Lonestar is coming from storage and resilience rather than raw AI compute. The company says it tested data storage from the Moon on February 27, 2024, then later said its Freedom payload met technical and commercial milestones in cislunar space on March 5, 2025.

The strongest outside validation comes from Europe. On June 27, 2024, Thales Alenia Space published the results of the ASCEND feasibility study, funded under Horizon Europe. The study said space-based data centers could be technically and economically feasible. That does not settle the question, but it moves the idea out of pure startup marketing.

Why people are taking the idea seriously

The timing is not random. AI is putting more pressure on data-center growth.

Large training clusters and inference fleets need huge amounts of electricity. But power is only part of the problem. Operators also need land, substations, transmission capacity, cooling systems, water in many cases, and long construction timelines. In many markets, the constraint is not demand. It is how fast physical capacity can be approved and built.

Space looks attractive because it changes some of those constraints. In the right orbit, systems can get near-continuous solar exposure. Heat can be rejected through radiation. Companies do not need to buy more terrestrial real estate or fight local zoning battles. That does not make the idea easy. It does explain why more people are giving it a serious look.

What might move first

The most likely early use cases are not giant cloud regions floating in orbit.

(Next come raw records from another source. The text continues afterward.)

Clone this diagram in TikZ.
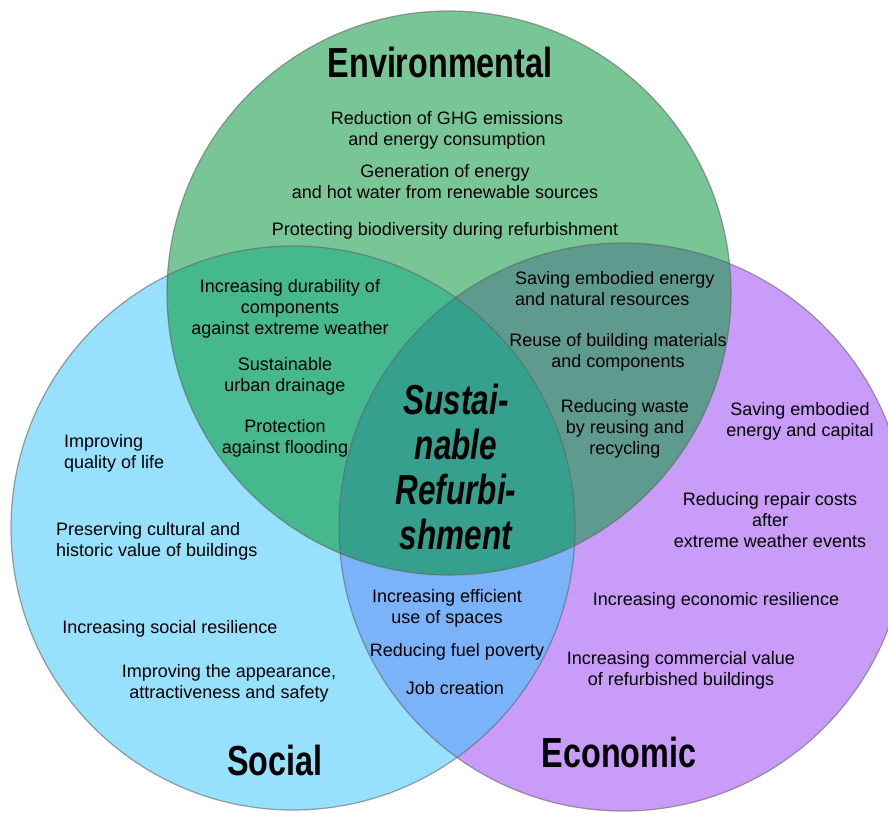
\documentclass[tikz,border=0pt]{standalone}
\usepackage{fontspec}
\setmainfont{Liberation Sans}
\newfontfamily\titlefont[FakeStretch=0.77]{Liberation Sans}
\newfontfamily\corefont[FakeStretch=0.75]{Liberation Sans}
\definecolor{cG}{RGB}{120,198,149}
\definecolor{cB}{RGB}{151,224,254}
\definecolor{cP}{RGB}{200,156,248}
\definecolor{cGB}{RGB}{69,184,142}
\definecolor{cGP}{RGB}{95,154,142}
\definecolor{cBP}{RGB}{122,179,250}
\definecolor{cGBP}{RGB}{54,160,142}
\definecolor{cEdge}{RGB}{100,100,100}
\begin{document}
\begin{tikzpicture}[x=1pt,y=-1pt,
  item/.style={inner sep=0pt,align=center,yshift=-2.5pt,font=\fontsize{18}{21}\selectfont},
  itemL/.style={inner sep=0pt,align=left,anchor=west,yshift=-2.5pt,font=\fontsize{18}{21}\selectfont},
  title/.style={inner sep=0pt,font=\titlefont\bfseries\fontsize{42}{45}\selectfont},
  core/.style={inner sep=0pt,align=center,font=\corefont\bfseries\itshape\fontsize{42}{45}\selectfont},
  edge/.style={draw=cEdge,draw opacity=0.6,line width=1.2pt}]
\useasboundingbox (0,0) rectangle (888,812);
\clip (0,0) rectangle (888,812);
\def\pG{(449,293) circle[radius=282pt]}
\def\pB{(293,528) circle[radius=282pt]}
\def\pP{(623,527) circle[radius=284pt]}
% base fills
\fill[cB] \pB;
\fill[cP] \pP;
\fill[cG] \pG;
\begin{scope}\clip \pB; \fill[cBP] \pP; \end{scope}
\begin{scope}\clip \pG; \fill[cGB] \pB; \end{scope}
\begin{scope}\clip \pG; \fill[cGP] \pP; \end{scope}
\begin{scope}\clip \pG; \clip \pB; \fill[cGBP] \pP; \end{scope}
% outlines
\draw[edge] \pB;
\draw[edge] \pP;
\draw[edge] \pG;
% titles
\node[title] (env) at (440,62) {Environmental};
\node[title] (soc) at (275,760) {Social};
\node[title] (eco) at (619,752) {Economic};
\node[core] (core) at (456,467) {Sustai-\\[0pt]nable\\Refurbi-\\shment};
% environmental
\node[item] (e1) at (447,127.5) {Reduction of GHG emissions\\and energy consumption};
\node[item] (e2) at (445,179.5) {Generation of energy\\and hot water from renewable sources};
\node[item] (e3) at (445,228) {Protecting biodiversity during refurbishment};
% env & social
\node[item] (es1) at (290,306) {Increasing durability of\\components\\against extreme weather};
\node[item] (es2) at (285,373.5) {Sustainable\\urban drainage};
\node[item] (es3) at (285,435.5) {Protection\\against flooding};
% social
\node[itemL] (s1) at (64,451) {Improving\\quality of life};
\node[itemL] (s2) at (56,539) {Preserving cultural and\\historic value of buildings};
\node[item] (s3) at (170,626) {Increasing social resilience};
\node[item] (s4) at (229,681) {Improving the appearance,\\attractiveness and safety};
% env & economic
\node[itemL] (ep1) at (515,286.5) {Saving embodied energy\\and natural resources};
\node[item] (ep2) at (618,349.5) {Reuse of building materials\\and components};
\node[item] (ep3) at (625,426.5) {Reducing waste\\by reusing and\\recycling};
% economic
\node[item] (p1) at (800,418.5) {Saving embodied\\energy and capital};
\node[item] (p2) at (770,518) {Reducing repair costs\\after\\extreme weather events};
\node[item] (p3) at (716,598) {Increasing economic resilience};
\node[item] (p4) at (681,667.5) {Increasing commercial value\\of refurbished buildings};
% social & economic
\node[item] (sp1) at (447,605.5) {Increasing efficient\\use of spaces};
\node[item] (sp2) at (457,649) {Reducing fuel poverty};
\node[item] (sp3) at (455,686) {Job creation};
\end{tikzpicture}
\end{document}
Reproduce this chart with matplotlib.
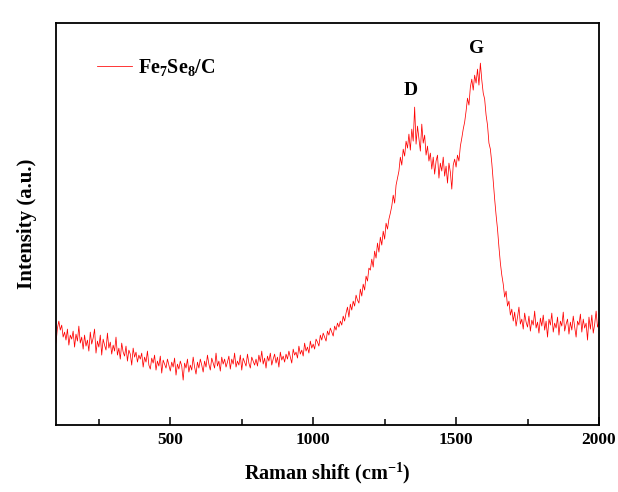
import numpy as np
import matplotlib
matplotlib.use("Agg")
import matplotlib.pyplot as plt
from matplotlib.ticker import MultipleLocator

# Raman spectrum of Fe7Se8/C, sampled every 5 cm-1 from 100 to 2000 (a.u.)
intensity = [
    82, 97, 104, 95, 100, 88, 93, 85, 96, 80, 90, 86, 94, 78, 91, 84, 99, 82, 88, 76,
    90, 79, 85, 74, 93, 81, 87, 96, 72, 84, 78, 90, 70, 86, 80, 75, 92, 77, 83, 71,
    80, 74, 88, 70, 77, 66, 82, 73, 69, 79, 64, 75, 71, 60, 77, 68, 73, 63, 70, 66,
    72, 58, 68, 63, 74, 60, 56, 67, 62, 70, 55, 64, 59, 69, 52, 65, 61, 57, 66, 60,
    54, 63, 58, 67, 50, 61, 56, 64, 59, 45, 62, 57, 66, 53, 60, 55, 68, 58, 51, 63,
    57, 66, 60, 53, 64, 58, 70, 61, 55, 67, 62, 57, 72, 59, 64, 54, 68, 61, 66, 58,
    63, 69, 56, 66, 61, 72, 58, 64, 60, 70, 55, 67, 63, 59, 71, 62, 57, 68, 64, 60,
    66, 59, 70, 63, 74, 61, 67, 57, 69, 64, 72, 60, 66, 71, 62, 68, 58, 73, 65, 69,
    63, 71, 66, 74, 68, 62, 76, 70, 73, 67, 79, 71, 75, 69, 82, 74, 78, 72, 84, 77,
    81, 76, 86, 83, 79, 90, 85, 92, 88, 84, 94, 90, 97, 93, 89, 99, 95, 102, 98, 104,
    100, 109, 104, 112, 118, 108, 121, 115, 124, 119, 130, 125, 122, 136, 129, 141, 135, 149, 144, 157,
    155, 166, 158, 174, 167, 182, 173, 188, 180, 194, 186, 202, 196, 206, 212, 219, 230, 222, 240, 247,
    254, 268, 260, 276, 269, 284, 277, 291, 275, 296, 284, 318, 281, 299, 286, 274, 301, 282, 290, 270,
    279, 264, 272, 256, 268, 251, 264, 270, 247, 262, 254, 268, 249, 259, 242, 262, 253, 236, 260, 266,
    258, 270, 264, 279, 287, 296, 303, 314, 327, 320, 338, 346, 335, 350, 342, 356, 340, 362, 345, 332,
    326, 310, 300, 282, 276, 262, 244, 226, 210, 196, 178, 162, 150, 141, 128, 134, 119, 124, 110, 116,
    104, 113, 99, 108, 118, 101, 106, 96, 112, 103, 98, 109, 94, 105, 100, 114, 97, 103, 92, 107,
    99, 110, 95, 104, 88, 106, 100, 112, 93, 102, 97, 108, 90, 104, 99, 113, 94, 101, 106, 91,
    103, 95, 109, 98, 88, 104, 100, 111, 93, 106, 97, 102, 85, 108, 96, 110, 92, 101, 114, 98,
    103,
]
shift = np.linspace(100, 2000, len(intensity))

peak_labels = ["D", "G"]
peak_pos = [1342, 1573]
peak_height = [335, 377]

plt.rcParams['font.family'] = ['Liberation Serif', 'DejaVu Serif']
plt.rcParams['font.weight'] = 'bold'
plt.rcParams['mathtext.fontset'] = 'custom'
plt.rcParams['mathtext.rm'] = 'Liberation Serif:bold'
plt.rcParams['mathtext.bf'] = 'Liberation Serif:bold'
plt.rcParams['mathtext.it'] = 'Liberation Serif:bold'
plt.rcParams['axes.unicode_minus'] = False

fig = plt.figure(figsize=(6.18, 4.92), dpi=100)
ax = fig.add_axes([0.0906, 0.136, 0.8786, 0.817])

ax.plot(shift, intensity, color='#ff0000', lw=0.55, label='Fe$_{7}$Se$_{8}$/C')

for lab, xp, yp in zip(peak_labels, peak_pos, peak_height):
    ax.text(xp, yp, lab, ha='center', va='center', fontsize=14, fontweight='bold')

ax.set_xlim(100, 2000)
ax.set_ylim(0, 402)
ax.xaxis.set_major_locator(MultipleLocator(500))
ax.xaxis.set_minor_locator(MultipleLocator(250))
ax.tick_params(axis='x', which='major', direction='in', length=6, width=1.1, labelsize=12.5, pad=5)
ax.tick_params(axis='x', which='minor', direction='in', length=4, width=1.1)
ax.set_yticks([])
for sp in ax.spines.values():
    sp.set_linewidth(1.3)

ax.set_xlabel('Raman shift (cm$^{-1}$)', fontsize=14.5, fontweight='bold', labelpad=9)
ax.set_ylabel('Intensity (a.u.)', fontsize=15, fontweight='bold', labelpad=14)

leg = ax.legend(loc='upper left', frameon=False, fontsize=14.5, handlelength=1.75,
                bbox_to_anchor=(0.06, 0.935), borderaxespad=0, handletextpad=0.3)
for t in leg.get_texts():
    t.set_fontweight('bold')

fig.savefig('out.png', dpi=100)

The first is in-space computing for space customers. Satellites, stations, and other orbital systems already produce data that may not need to be sent back to Earth before it is processed.

The second is high-resilience backup and storage. That is the logic behind Lonestar’s lunar and cislunar work. For some customers, the value is not lower cost. It is physical separation and resilience.

The third is a narrow class of AI and high-performance workloads that may someday justify unusual power or cooling tradeoffs. That is still speculative, but it is easier to imagine than moving all cloud systems off Earth.

So the near-term question is not whether space replaces terrestrial data centers. It is whether some kinds of data and compute move first.

Why caution still matters

It would be sloppy to treat this as inevitable.

Launch remains expensive. Space hardware is hard to repair and refresh. Radiation, debris, thermal management, and orbital congestion are not side issues. They are core engineering problems. A recent Nature Electronics perspective on carbon-neutral data centers in space makes that clear: the topic sits at the intersection of computing demand, environmental pressure, and difficult orbital system design.

There is also a policy and environmental side to this. As larger orbital systems get proposed, researchers and astronomers are raising concerns about brightness, debris, reentry pollution, and the long-term carrying capacity of useful orbits. If the category grows, those issues will not stay theoretical.

That is why caution belongs in the story. Space-based data centers are becoming more plausible, but the concept is still early and still hard.

What engineers and investors should watch next

The useful signals will not be concept art. They will be repeated technical progress.

Watch for repeat launches, stable orbital operation, credible thermal and power data, useful customers in space, higher-throughput optical links, and more outside validation of company claims.

Also watch which markets show up first. If the early business is sovereign backup, defense systems, or in-space edge processing, that will tell us more than broad claims about orbital hyperscale.

Bottom line

Space-based data centers are getting serious attention because the pressures on compute growth are real and the old answers are getting harder.

That does not mean the future of data centers is leaving Earth wholesale. It means some parts of future compute systems may start moving beyond Earth earlier than most people expected. The idea is still risky, still early, and still full of engineering problems. But it is no longer too strange to take seriously.